● **EXERCISE BRIEF**
Write out the material exactly, leaving every picture behind.

--- Begin ---

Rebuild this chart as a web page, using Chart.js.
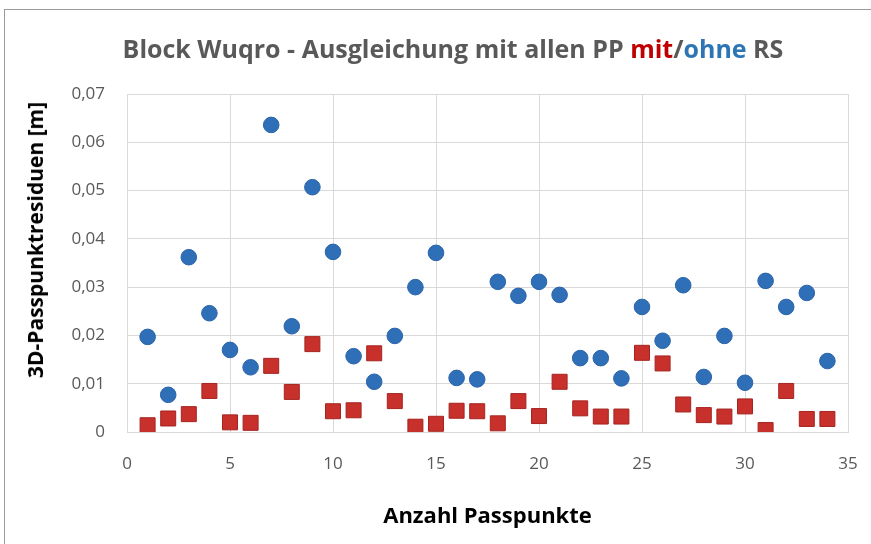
<!DOCTYPE html>
<html><head><meta charset="utf-8">
<script src="https://cdn.jsdelivr.net/npm/chart.js@4.4.1/dist/chart.umd.min.js"></script>
<style>
html,body{margin:0;padding:0;background:#fff;overflow:hidden;}
#wrap{position:relative;width:871px;height:544px;}
#frame{position:absolute;left:4px;top:9px;width:900px;height:600px;border:1.5px solid #9a9a9a;box-sizing:border-box;}
#title{position:absolute;left:0;width:906px;top:31px;text-align:center;font-family:"Open Sans",sans-serif;font-weight:bold;font-size:25px;line-height:34px;color:#595959;white-space:nowrap;}
#title .r{color:#c00000;} #title .b{color:#2e75b6;}
#ytitle{position:absolute;left:35px;top:240px;transform:translate(-50%,-50%) rotate(-90deg);font-family:"Open Sans",sans-serif;font-weight:bold;font-size:21px;line-height:26px;color:#000;white-space:nowrap;}
canvas{position:absolute;left:0;top:0;}
</style></head>
<body><div id="wrap"><div id="frame"></div>
<canvas id="c" width="871" height="544"></canvas>
<div id="title">Block Wuqro - Ausgleichung mit allen PP <span class="r">mit</span>/<span class="b">ohne</span> RS</div>
<div id="ytitle">3D-Passpunktresiduen [m]</div>
</div>
<script>
const passpunkte = [1,2,3,4,5,6,7,8,9,10,11,12,13,14,15,16,17,18,19,20,21,22,23,24,25,26,27,28,29,30,31,32,33,34];
const ohneRS = [0.0197,0.0077,0.0362,0.0246,0.0170,0.0134,0.0636,0.0219,0.0507,0.0373,0.0157,0.0104,0.0199,0.0300,0.0371,0.0112,0.0109,0.0311,0.0282,0.0311,0.0284,0.0153,0.0153,0.0111,0.0259,0.0189,0.0304,0.0114,0.0199,0.0102,0.0313,0.0259,0.0288,0.0147];
const mitRS = [0.0014,0.0028,0.0037,0.0085,0.0020,0.0019,0.0137,0.0083,0.0182,0.0043,0.0045,0.0163,0.0064,0.0011,0.0017,0.0044,0.0043,0.0018,0.0064,0.0033,0.0104,0.0049,0.0032,0.0032,0.0164,0.0142,0.0057,0.0035,0.0032,0.0053,0.0004,0.0085,0.0027,0.0027];
const xTicks = [0,5,10,15,20,25,30,35];
const yTicks = [0,0.01,0.02,0.03,0.04,0.05,0.06,0.07];

const toXY = vals => passpunkte.map((x,i)=>({x:x,y:vals[i]}));
const fmt = v => v===0 ? '0' : v.toFixed(2).replace('.',',');

new Chart(document.getElementById('c'),{
  type:'scatter',
  data:{datasets:[
    {label:'ohne RS',data:toXY(ohneRS),pointStyle:'circle',pointRadius:7.8,backgroundColor:'#2e6fb8',borderColor:'#2a64a8',borderWidth:1},
    {label:'mit RS',data:toXY(mitRS),pointStyle:'rect',pointRadius:10.6,backgroundColor:'#c8302c',borderColor:'#a52420',borderWidth:1}
  ]},
  options:{
    responsive:false,animation:false,
    layout:{padding:{top:94,right:23,left:0,bottom:0}},
    plugins:{legend:{display:false},title:{display:false},tooltip:{enabled:false}},
    scales:{
      x:{type:'linear',min:0,max:35,
        afterBuildTicks:s=>{s.ticks=xTicks.map(v=>({value:v}));},
        afterFit:s=>{s.height=112;s.paddingRight=10;s.paddingLeft=10;},
        grid:{color:'#d9d9d9',drawTicks:false},border:{color:'#d9d9d9'},
        ticks:{padding:22,color:'#595959',font:{family:'"Open Sans"',size:17}},
        title:{display:true,text:'Anzahl Passpunkte',color:'#000',font:{family:'"Open Sans"',size:22,weight:'bold'},padding:{top:0,bottom:14}}
      },
      y:{type:'linear',min:0,max:0.07,
        afterBuildTicks:s=>{s.ticks=yTicks.map(v=>({value:v}));},
        afterFit:s=>{s.width=127;},
        grid:{color:'#d9d9d9',drawTicks:false},border:{color:'#d9d9d9'},
        ticks:{padding:22,color:'#595959',font:{family:'"Open Sans"',size:17},callback:v=>fmt(v)}
      }
    }
  }
});
</script></body></html>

--- End ---

● **EXERCISE ANSWER**
Rebuild this chart as a web page, using Chart.js.
<!DOCTYPE html>
<html><head><meta charset="utf-8">
<script src="https://cdn.jsdelivr.net/npm/chart.js@4.4.1/dist/chart.umd.min.js"></script>
<style>
html,body{margin:0;padding:0;background:#fff;overflow:hidden;}
#wrap{position:relative;width:871px;height:544px;}
#frame{position:absolute;left:4px;top:9px;width:900px;height:600px;border:1.5px solid #9a9a9a;box-sizing:border-box;}
#title{position:absolute;left:0;width:906px;top:31px;text-align:center;font-family:"Open Sans",sans-serif;font-weight:bold;font-size:25px;line-height:34px;color:#595959;white-space:nowrap;}
#title .r{color:#c00000;} #title .b{color:#2e75b6;}
#ytitle{position:absolute;left:35px;top:240px;transform:translate(-50%,-50%) rotate(-90deg);font-family:"Open Sans",sans-serif;font-weight:bold;font-size:21px;line-height:26px;color:#000;white-space:nowrap;}
canvas{position:absolute;left:0;top:0;}
</style></head>
<body><div id="wrap"><div id="frame"></div>
<canvas id="c" width="871" height="544"></canvas>
<div id="title">Block Wuqro - Ausgleichung mit allen PP <span class="r">mit</span>/<span class="b">ohne</span> RS</div>
<div id="ytitle">3D-Passpunktresiduen [m]</div>
</div>
<script>
const passpunkte = [1,2,3,4,5,6,7,8,9,10,11,12,13,14,15,16,17,18,19,20,21,22,23,24,25,26,27,28,29,30,31,32,33,34];
const ohneRS = [0.0197,0.0077,0.0362,0.0246,0.0170,0.0134,0.0636,0.0219,0.0507,0.0373,0.0157,0.0104,0.0199,0.0300,0.0371,0.0112,0.0109,0.0311,0.0282,0.0311,0.0284,0.0153,0.0153,0.0111,0.0259,0.0189,0.0304,0.0114,0.0199,0.0102,0.0313,0.0259,0.0288,0.0147];
const mitRS = [0.0014,0.0028,0.0037,0.0085,0.0020,0.0019,0.0137,0.0083,0.0182,0.0043,0.0045,0.0163,0.0064,0.0011,0.0017,0.0044,0.0043,0.0018,0.0064,0.0033,0.0104,0.0049,0.0032,0.0032,0.0164,0.0142,0.0057,0.0035,0.0032,0.0053,0.0004,0.0085,0.0027,0.0027];
const xTicks = [0,5,10,15,20,25,30,35];
const yTicks = [0,0.01,0.02,0.03,0.04,0.05,0.06,0.07];

const toXY = vals => passpunkte.map((x,i)=>({x:x,y:vals[i]}));
const fmt = v => v===0 ? '0' : v.toFixed(2).replace('.',',');

new Chart(document.getElementById('c'),{
  type:'scatter',
  data:{datasets:[
    {label:'ohne RS',data:toXY(ohneRS),pointStyle:'circle',pointRadius:7.8,backgroundColor:'#2e6fb8',borderColor:'#2a64a8',borderWidth:1},
    {label:'mit RS',data:toXY(mitRS),pointStyle:'rect',pointRadius:10.6,backgroundColor:'#c8302c',borderColor:'#a52420',borderWidth:1}
  ]},
  options:{
    responsive:false,animation:false,
    layout:{padding:{top:94,right:23,left:0,bottom:0}},
    plugins:{legend:{display:false},title:{display:false},tooltip:{enabled:false}},
    scales:{
      x:{type:'linear',min:0,max:35,
        afterBuildTicks:s=>{s.ticks=xTicks.map(v=>({value:v}));},
        afterFit:s=>{s.height=112;s.paddingRight=10;s.paddingLeft=10;},
        grid:{color:'#d9d9d9',drawTicks:false},border:{color:'#d9d9d9'},
        ticks:{padding:22,color:'#595959',font:{family:'"Open Sans"',size:17}},
        title:{display:true,text:'Anzahl Passpunkte',color:'#000',font:{family:'"Open Sans"',size:22,weight:'bold'},padding:{top:0,bottom:14}}
      },
      y:{type:'linear',min:0,max:0.07,
        afterBuildTicks:s=>{s.ticks=yTicks.map(v=>({value:v}));},
        afterFit:s=>{s.width=127;},
        grid:{color:'#d9d9d9',drawTicks:false},border:{color:'#d9d9d9'},
        ticks:{padding:22,color:'#595959',font:{family:'"Open Sans"',size:17},callback:v=>fmt(v)}
      }
    }
  }
});
</script></body></html>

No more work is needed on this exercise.